Mise-en-Crise is a film that considers choreography as both the site and the scenography of Hope, something performatively carved from crisis and rebellion. Playing with the theatrical concept mise-en-scène (the arrangement of actors in stage design and scenes), this work uses dance as a material tool and texture for elemental seduction and strategic unruliness.

From Night, to Sunrise, to Day, to Night, Mise-en-Crise relies upon a documentary-style framework to follow and visiblise the formal construction of atmosphere and persona. By materialising an aesthetics that is admittedly not-here, unknown, joyous, flamboyant, gestural, defiant and even ritualistic, Mise-en-Crise is making an attempt to create conditional desires for an unspoken and untold Freedom and Fantasy for the marginalised subject. Dancing on top of the vortex of a crafted, apocalyptic visual and subtextural narrative that doesn't give into its own fatalism, yet ruminates on the question, ‘And what to be thrown into crisis?’ We create the possibility of Hope from Nothing. Even if it is unknown. Even if it remains far out on the horizon.

Malik Nashad Sharpe is an artist working with choreography. They create performances that are formally experimental and engaged with the construction of atmosphere, affect, and dramaturgy.

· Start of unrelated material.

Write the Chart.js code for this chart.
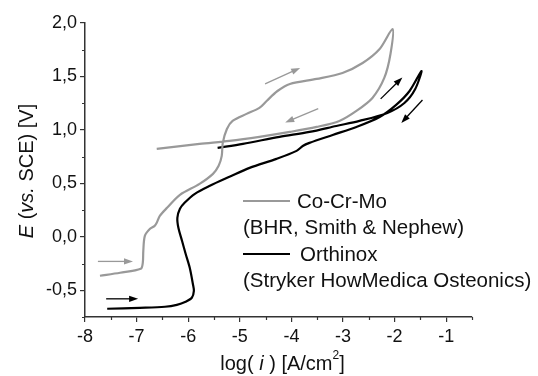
<!DOCTYPE html>
<html>
<head>
<meta charset="utf-8">
<script src="https://cdn.jsdelivr.net/npm/chart.js@4"></script>
<style>
  html, body { margin: 0; padding: 0; background: #fff; }
  #wrap { width: 538px; height: 376px; }
</style>
</head>
<body>
<div id="wrap"><canvas id="pol"></canvas></div>
<script>
"use strict";

// polarisation loops, log(i) vs E (forward scan then reverse)
const coCrMoLogI = [-7.71, -7.32, -6.92, -6.88, -6.87, -6.84, -6.74, -6.65, -6.61, -6.55, -6.41, -6.16,
  -5.78, -5.52, -5.41, -5.35, -5.33, -5.25, -5.14, -4.87, -4.62, -4.48, -4.27, -4.03, -3.51, -3.01,
  -2.62, -2.29, -2.04,
  -2.08, -2.20, -2.43, -2.74, -3.07, -3.51, -4.03, -4.62, -5.20, -5.78, -6.61];
const coCrMoE = [-0.364, -0.336, -0.299, -0.243, -0.131, 0.009, 0.075, 0.103, 0.131, 0.196, 0.271, 0.393,
  0.495, 0.589, 0.664, 0.757, 0.879, 1.009, 1.084, 1.150, 1.206, 1.271, 1.364, 1.430, 1.477, 1.533,
  1.626, 1.757, 1.944,
  1.710, 1.486, 1.299, 1.178, 1.084, 1.028, 0.981, 0.935, 0.897, 0.869, 0.822];

const orthinoxLogI = [-7.57, -6.94, -6.45, -6.22, -6.05, -5.93, -5.89, -5.91, -5.97, -6.05, -6.12, -6.19,
  -6.21, -6.16, -6.07, -5.87, -5.58, -5.20, -4.81, -4.29, -3.90, -3.78, -3.65, -3.20, -2.74, -2.29,
  -1.97, -1.71, -1.48,
  -1.60, -1.81, -2.14, -2.68, -3.13, -3.65, -4.23, -4.94, -5.43];
const orthinoxE = [-0.673, -0.664, -0.654, -0.636, -0.607, -0.570, -0.505, -0.439, -0.290, -0.159, -0.037, 0.084,
  0.178, 0.262, 0.318, 0.402, 0.477, 0.561, 0.645, 0.729, 0.804, 0.850, 0.879, 0.953, 1.028, 1.121,
  1.234, 1.364, 1.551,
  1.383, 1.252, 1.159, 1.084, 1.037, 0.981, 0.935, 0.869, 0.832];

const xTicks = [-8, -7, -6, -5, -4, -3, -2, -1];
const xMinorTicks = [-7.5, -6.5, -5.5, -4.5, -3.5, -2.5, -1.5, -0.5];
const yTicks = [-0.5, 0, 0.5, 1.0, 1.5, 2.0];
const yMinorTicks = [-0.75, -0.25, 0.25, 0.75, 1.25, 1.75];

// scan direction arrows: [x0, E0, x1, E1, colour]
const scanArrows = [
  [-7.75, -0.23, -7.07, -0.23, "#999"],
  [-7.59, -0.58, -6.97, -0.58, "#000"],
  [-4.51, 1.43, -3.83, 1.58, "#999"],
  [-3.48, 1.20, -4.12, 1.07, "#999"],
  [-2.27, 1.29, -1.85, 1.49, "#000"],
  [-1.46, 1.28, -1.87, 1.065, "#000"]
];

const FONT = "'Liberation Sans', Arial, sans-serif";

function toPoints(xs, ys) {
  return xs.map(function (x, i) { return { x: x, y: ys[i] }; });
}

// draw a run of text pieces, some italic or superscript, centred on (cx, cy)
function richText(ctx, parts, cx, cy, size) {
  const fontOf = function (p) {
    return (p.it ? "italic " : "") + (p.sup ? Math.round(size * 0.62) : size) + "px " + FONT;
  };
  let total = 0;
  parts.forEach(function (p) { ctx.font = fontOf(p); total += ctx.measureText(p.t).width; });
  let x = cx - total / 2;
  ctx.textBaseline = "middle";
  ctx.textAlign = "left";
  parts.forEach(function (p) {
    ctx.font = fontOf(p);
    ctx.fillText(p.t, x, p.sup ? cy - size * 0.42 : cy);
    x += ctx.measureText(p.t).width;
  });
}

const extras = {
  id: "extras",
  afterDraw(chart) {
    const ctx = chart.ctx;
    const xs = chart.scales.x, ys = chart.scales.y;
    const area = chart.chartArea;
    ctx.save();

    // minor ticks
    ctx.strokeStyle = "#333";
    ctx.lineWidth = 1.2;
    ctx.beginPath();
    xMinorTicks.forEach(function (v) {
      const px = Math.round(xs.getPixelForValue(v)) + 0.5;
      ctx.moveTo(px, area.bottom); ctx.lineTo(px, area.bottom + 3);
    });
    yMinorTicks.forEach(function (v) {
      const py = Math.round(ys.getPixelForValue(v)) + 0.5;
      ctx.moveTo(area.left - 3, py); ctx.lineTo(area.left, py);
    });
    ctx.stroke();

    // arrows
    scanArrows.forEach(function (a) {
      const x0 = xs.getPixelForValue(a[0]), y0 = ys.getPixelForValue(a[1]);
      const x1 = xs.getPixelForValue(a[2]), y1 = ys.getPixelForValue(a[3]);
      const ang = Math.atan2(y1 - y0, x1 - x0);
      ctx.strokeStyle = a[4];
      ctx.fillStyle = a[4];
      ctx.lineWidth = 1.3;
      ctx.beginPath();
      ctx.moveTo(x0, y0);
      ctx.lineTo(x1 - 6 * Math.cos(ang), y1 - 6 * Math.sin(ang));
      ctx.stroke();
      ctx.beginPath();
      ctx.moveTo(x1, y1);
      ctx.lineTo(x1 - 9 * Math.cos(ang) + 3.2 * Math.sin(ang), y1 - 9 * Math.sin(ang) - 3.2 * Math.cos(ang));
      ctx.lineTo(x1 - 9 * Math.cos(ang) - 3.2 * Math.sin(ang), y1 - 9 * Math.sin(ang) + 3.2 * Math.cos(ang));
      ctx.closePath();
      ctx.fill();
    });

    // legend
    const lx = area.left + 158, ly = area.top + 178;
    const rows = [
      { line: "#999", label: "Co-Cr-Mo", gap: 7 },
      { text: "(BHR, Smith & Nephew)" },
      { line: "#000", label: "Orthinox", gap: 10 },
      { text: "(Stryker HowMedica Osteonics)" }
    ];
    ctx.font = "20.5px " + FONT;
    ctx.textBaseline = "middle";
    ctx.textAlign = "left";
    ctx.fillStyle = "#111";
    rows.forEach(function (r, i) {
      const y = ly + i * 26.5;
      if (r.line) {
        ctx.strokeStyle = r.line;
        ctx.lineWidth = 2;
        ctx.beginPath();
        ctx.moveTo(lx, y); ctx.lineTo(lx + 47, y);
        ctx.stroke();
        ctx.fillText(r.label, lx + 47 + r.gap, y + 1);
      } else {
        ctx.fillText(r.text, lx, y + 1);
      }
    });

    // axis titles
    ctx.fillStyle = "#111";
    richText(ctx, [{ t: "log( " }, { t: "i", it: true }, { t: " ) [A/cm" }, { t: "2", sup: true }, { t: "]" }],
      (area.left + area.right) / 2 + 4, area.bottom + 47, 20);
    ctx.translate(27, (area.top + area.bottom) / 2 + 1);
    ctx.rotate(-Math.PI / 2);
    richText(ctx, [{ t: "E", it: true }, { t: " (" }, { t: "vs.", it: true }, { t: " SCE) [V]" }], 0, 0, 20);

    ctx.restore();
  }
};

const ctx = document.getElementById("pol");

const polChart = new Chart(ctx, {
  type: "scatter",
  data: {
    datasets: [
      {
        label: "Co-Cr-Mo (BHR, Smith & Nephew)",
        data: toPoints(coCrMoLogI, coCrMoE),
        showLine: true,
        borderColor: "#999",
        borderWidth: 2.2,
        pointRadius: 0,
        tension: 0.3,
      },
      {
        label: "Orthinox (Stryker HowMedica Osteonics)",
        data: toPoints(orthinoxLogI, orthinoxE),
        showLine: true,
        borderColor: "#000",
        borderWidth: 2.2,
        pointRadius: 0,
        tension: 0.3,
      },
    ],
  },
  options: {
    responsive: true,
    maintainAspectRatio: false,
    animation: false,
    layout: { padding: { top: 23, right: 66, left: 0, bottom: 0 } },
    plugins: { legend: { display: false }, tooltip: { enabled: false } },
    scales: {
      x: {
        type: "linear",
        min: -8,
        max: -0.5,
        afterBuildTicks: function (s) { s.ticks = xTicks.map(function (v) { return { value: v }; }); },
        afterFit: function (s) { s.height = 59; },
        grid: { drawOnChartArea: false, drawTicks: true, tickLength: 5, color: "#333", lineWidth: 1.2 },
        border: { display: true, color: "#333", width: 1.5 },
        ticks: {
          autoSkip: false,
          maxRotation: 0,
          padding: 4,
          color: "#111",
          font: { family: FONT, size: 18 },
          callback: function (v) { return String(v); },
        },
      },
      y: {
        type: "linear",
        min: -0.75,
        max: 2.0,
        afterBuildTicks: function (s) { s.ticks = yTicks.map(function (v) { return { value: v }; }); },
        afterFit: function (s) { s.width = 85; },
        grid: { drawOnChartArea: false, drawTicks: true, tickLength: 5, color: "#333", lineWidth: 1.2 },
        border: { display: true, color: "#333", width: 1.5 },
        ticks: {
          autoSkip: false,
          padding: 3,
          color: "#111",
          font: { family: FONT, size: 18 },
          callback: function (v) { return v.toFixed(1).replace(".", ","); },
        },
      },
    },
  },
  plugins: [extras],
});
</script>
</body>
</html>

Their performances often utilise social themes and topics as portals to unveil and unearth ulterior and undercurrent perspectives. Often making underneath their alias and aesthetics project marikiscrycrycry, they have been especially concerned with the affective and textural qualities of dance and how it can transform, disarm, and critically reflect upon mourning and melancholia.

Hélène Selam Kleih is a writer, publisher and model primarily concerned with the politics of language and its ability to elevate the voices of those marginalised, ultimately working towards the depoliticisation of language. She specialises in post-colonial Francophone literature, undertaking a BA in French and English Literature at the University of Warwick. Her work concentrates on inter-generational trauma as a result of displacement and the abolition of slavery, criminal justice system and data. She is the writer and founder of HIM + HIS, a charity and anthology on men and mental health, and currently works alongside psychotherapy practices offering resources to young black men in the boroughs of Southwark and Lambeth in London.